Oui, à la fin de la vingtaine, je n’ai pas beaucoup réfléchi à cette démarche, mais j’ai trouvé passionnant et excitant de participer à des projets télévisés ou d’écrire des livres. Mais je porte aussi un regard autocritique sur cette période. Car contrairement à aujourd’hui, je ne m’intéressais pas encore au travail de sensibilisation.

Pourtant, grâce à votre histoire, vous avez aidé de nombreuses autres personnes transgenres.
Oui, et je m’en rends compte seulement maintenant. Pendant toutes ces années, je ne me suis perçue que comme la Nadia criarde qu'on voit partout. C’est d’autant plus agréable de recevoir aujourd’hui des échos selon lesquels, malgré ma vie turbulente, j’ai vraiment aidé des gens. Cela me motive encore plus en tant qu’activiste. J’aimerais qu’à l’avenir aussi, un chemin meilleur et plus sûr soit tracé pour les jeunes trans.

Qu’entendez-vous par là?
Ma vie de jeune femme trans était autrefois solitaire, il n’y avait guère de modèles en public ou dans la vie quotidienne. Aujourd’hui, heureusement, c’est différent et il est donc plus facile de voir le côté positif de la thématique. Je souhaite utiliser et transmettre mon expérience pour aider les autres. Je veux montrer qu’une vie de trans n’est pas synonyme de chute ou d’impasse, mais que ce chemin peut aussi être puissant et beau.

Dans une ancienne interview avec Blick, vous disiez que vous regrettiez votre changement de sexe – est-ce toujours le cas?
Disons que je ne me ferais plus opérer aujourd’hui, je choisirais une autre voie. Je serais probablement non-binaire, c’est-à-dire entre les deux identités de genre. Mais je ne regrette pas mon mode de vie féminin. C’est aussi lié au fait que je ne définis plus ma féminité par mes caractéristiques sexuelles. Aujourd’hui, il existe d’innombrables possibilités d’attribution d’identité, tout un cosmos trans. Je n’avais pas ces possibilités à l’époque. Avant, tout était noir ou blanc, homme ou femme.

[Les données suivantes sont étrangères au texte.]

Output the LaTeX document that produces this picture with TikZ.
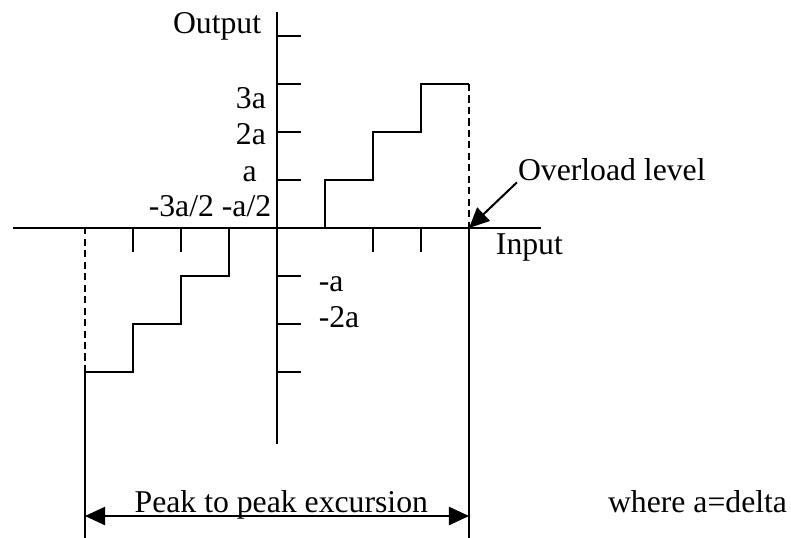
\documentclass[tikz,border=0pt]{standalone}
\usepackage{fontspec}
\setmainfont{Liberation Serif}
\usetikzlibrary{arrows.meta, positioning}

\begin{document}
\begin{tikzpicture}[line width=1.2pt, font=\fontsize{18.8}{22}\selectfont,
    lbl/.style={inner sep=0pt},
    guide/.style={dash pattern=on 4.2pt off 2.6pt},
    bigtip/.tip={Triangle[length=0.42cm, width=0.38cm]}]

            \useasboundingbox (-5.771,-6.458) rectangle (10.708,4.75);

            % Définitions des axes
            \coordinate (O) at (0,0);
            \coordinate (xl) at (-5.5,0);
            \coordinate (xr) at (5.5,0);
            \coordinate (yt) at (0,4.5);
            \coordinate (yb) at (0,-4.5);
            \draw (xl) -- (xr);
            \draw (yt) -- (yb);
            \foreach \k in {-3,-2,-1,1,2,3,4} \draw (0,\k) -- ++(0.5,0);
            \foreach \k in {-3,-2,2,3} \draw (\k,0) -- ++(0,-0.5);

            % Définition des marches
            \draw (O) -| (1,1) -| (2,2) -| (3,3) -- (4,3) coordinate (top);
            \draw (-1,0) |- (-2,-1) |- (-3,-2) |- (-4,-3) coordinate (bot);
            \coordinate (ovr) at (4,0);
            \coordinate (ovl) at (-4,0);
            \coordinate (endr) at (4,-6.458);
            \coordinate (endl) at (-4,-6.458);
            \draw[guide] (top) -- (ovr);
            \draw[guide] (bot) -- (ovl);
            \draw (ovr) -- (endr);
            \draw (bot) -- (endl);

            % Définitions des textes
            \node[lbl, anchor=base east] (out) at (-0.31,4.06) {Output};
            \node[lbl, anchor=base east] (l3) at (-0.21,2.5) {3a};
            \node[lbl, anchor=base east] (l2) at (-0.21,1.75) {2a};
            \node[lbl, anchor=base east] (l1) at (-0.4,0.96) {a};
            \node[lbl, anchor=base east] (lh) at (-0.1,0.23) {-3a/2 -a/2};
            \node[lbl, anchor=base west] (m1) at (0.85,-1.33) {-a};
            \node[lbl, anchor=base west] (m2) at (0.85,-2.08) {-2a};
            \node[lbl, anchor=base west] (in) at (4.54,-0.56) {Input};
            \node[lbl, anchor=base west] (ovtxt) at (5.0,0.98) {Overload level};
            \node[lbl, anchor=base] (peak) at (0.09,-5.92) {Peak to peak excursion};
            \node[lbl, anchor=base west] (delta) at (6.875,-5.92) {where a=delta};

            % Définition des flèches
            \coordinate (pl) at (-4,-6);
            \coordinate (pr) at (4,-6);
            \draw[-bigtip] (ovtxt.south west) -- (ovr);
            \draw[bigtip-bigtip] (pl) -- (pr);

\end{tikzpicture}
\end{document}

Des études montrent qu’environ la moitié des jeunes trans font une tentative de suicide. Vous avez vous-même tenté de vous suicider en 2004. Qu’est-ce qui vous a aidé à traverser cette période sombre?
J’ai eu beaucoup d’anges gardiens, si je peux m’exprimer ainsi. Et je suis très reconnaissante et humble de m’être toujours sortie saine et sauve de ce que je croyais être une impasse. On peut philosopher sur le fait de savoir si c’est Dieu ou la vie elle-même qui m’a aidé dans ces moments-là. Je dis: merci à la vie, tu as été si bienveillante avec moi.

Après avoir fréquentée pendant des années la vie nocturne et publique à Zurich, vous vous êtes soudainement retirée à Einsiedeln (SZ) en 2006 – pourquoi?
J’avais perdu pied et j’ai dû dire au revoir à la vie festive colorée et criarde. Je voulais aller dans la nature pour me sentir à nouveau humaine. Ce sont de bonnes années de silence dont j’avais besoin. Sinon, je n’aurais pas eu la force de revenir sur le devant de la scène aujourd’hui.

Vous avez dit dans des interviews précédentes que vous aimeriez avoir une famille, un partenaire. Avez-vous actuellement un amour dans votre vie?
Non, je suis une célibataire heureuse. Avant, j’avais toujours l’impression qu’il fallait un partenaire pour être heureuse. Mais je vois les choses différemment. Aujourd’hui, je peux dire que je suis très heureuse seule et que j’ai raison d’être ce que je suis. J’ai trouvé une grande satisfaction et un sens à ma vie. Et j’en suis très reconnaissante.